Every day this week, I have seen evidence of Jesus’ presence with and among us. Last Sunday night, someone who had attended the Celtic service asked me if it would be ok to sit and eat with one of the CARITAS families at our Community Supper. Every day this week, I’ve seen all sorts of folks, including moms and dads and kids, in our kitchen preparing meals - supper, breakfast, bagged lunches - for our CARITAS guests. I understand some folks have donated entire meals on some nights. I’ve seen staff members still here after 8 p.m., making sure there were enough lunches (and prepared to make more) for the next day.

Also this week, a couple of folks I know have put a lot of effort into creating a network of practical support for someone undergoing complicated medical treatment. And on the larger stage, I saw that a teen in Washington state took to Twitter to express his love and forgiveness for his cousin who shot him at school.

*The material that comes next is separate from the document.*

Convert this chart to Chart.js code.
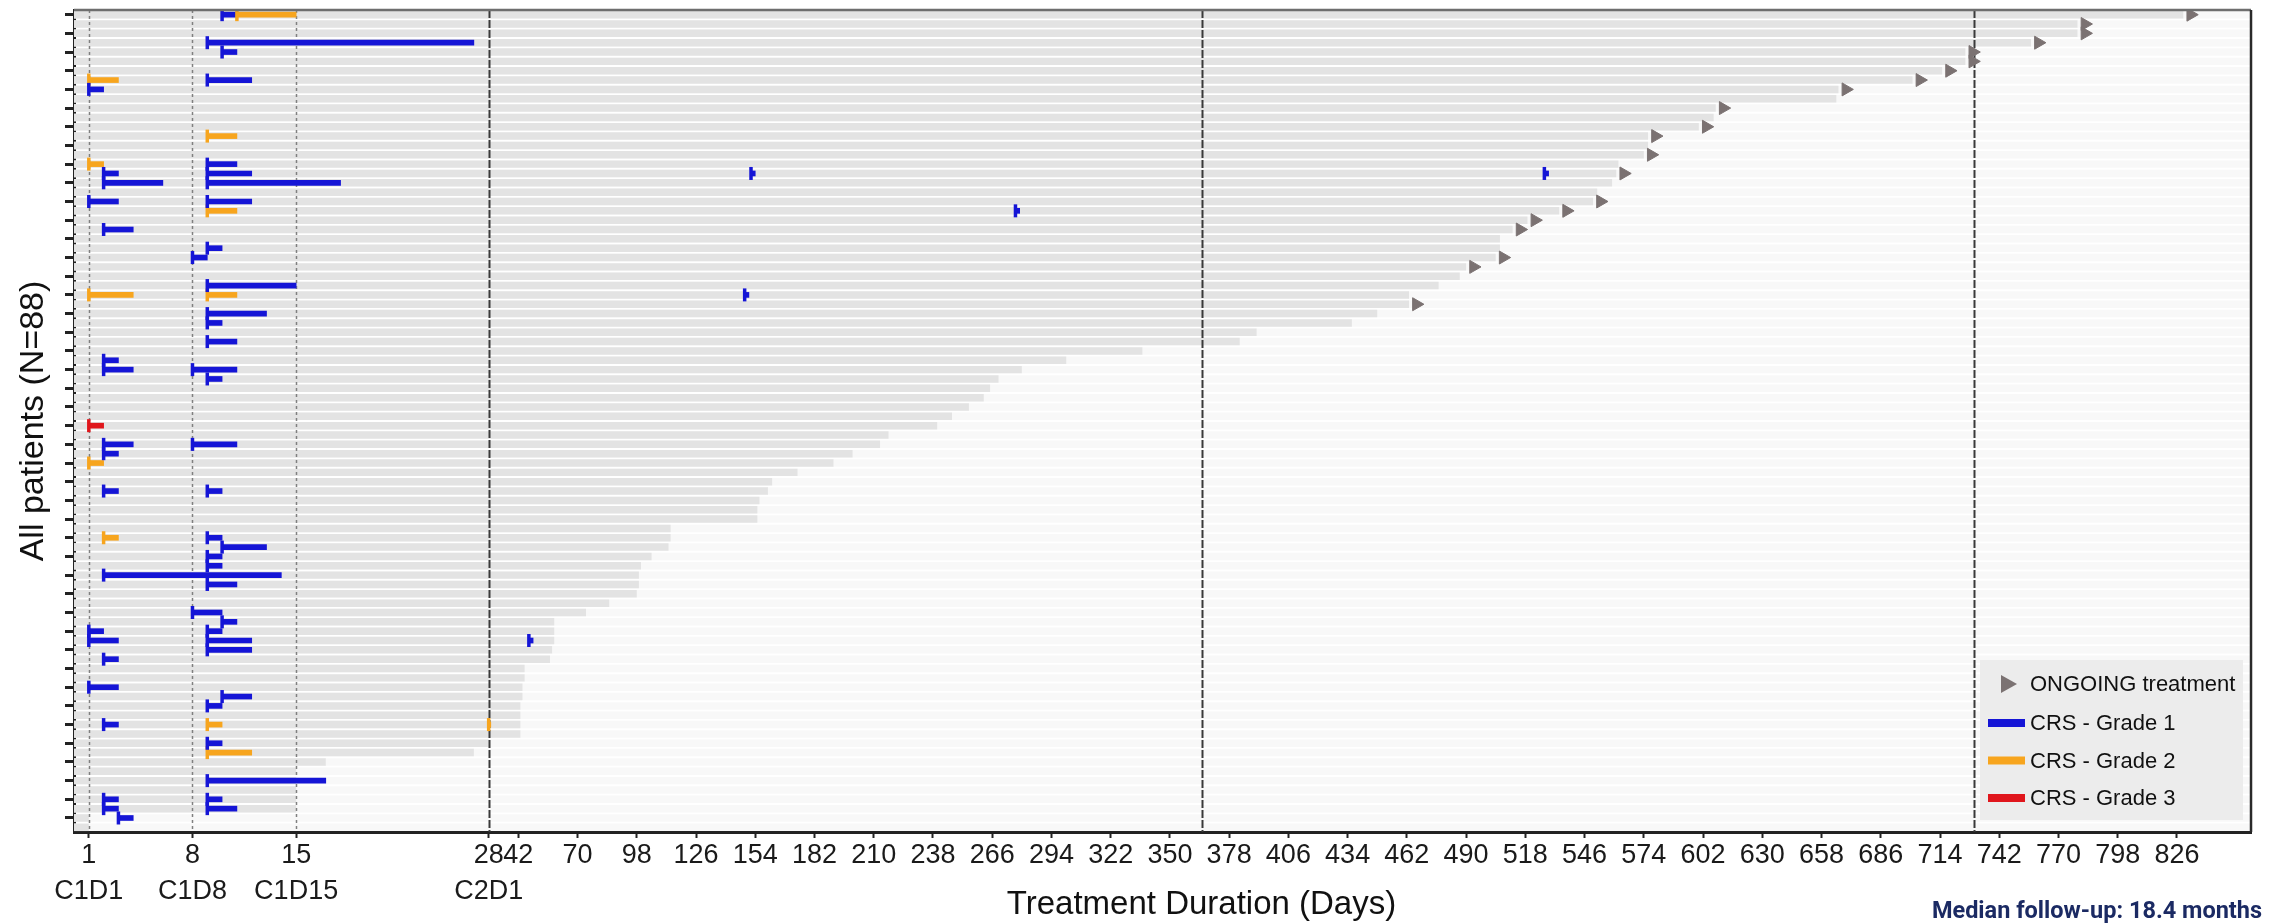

These things I have seen because they are illuminated by the lamps that light the way for Christ. These acts of healing and neighborly love are the light of the world, which Jesus says we all are and are to be.

What I have a seen this week, and what I can see every week if I will have the eyes to see, is justice and righteousness rolling down like the waters and flowing through our community and the world. Justice is not just about righting wrongs, but also about bringing wholeness to those who are suffering. In a similar vein, righteousness (not moralistic self-righteousness!) is about being in right relationship with God and our neighbor through acts born out of both respect and compassion. 

And so, in a way, we are back to sharing. Maybe not sharing oil, whatever that means, but certainly sharing the light. Bearing the light with which we light the way for and accompany the Christ who redeems not only us but this whole broken world. Sharing the love of Christ. Bearing the light of Christ. Carrying the lamps ourselves, being the light of the world.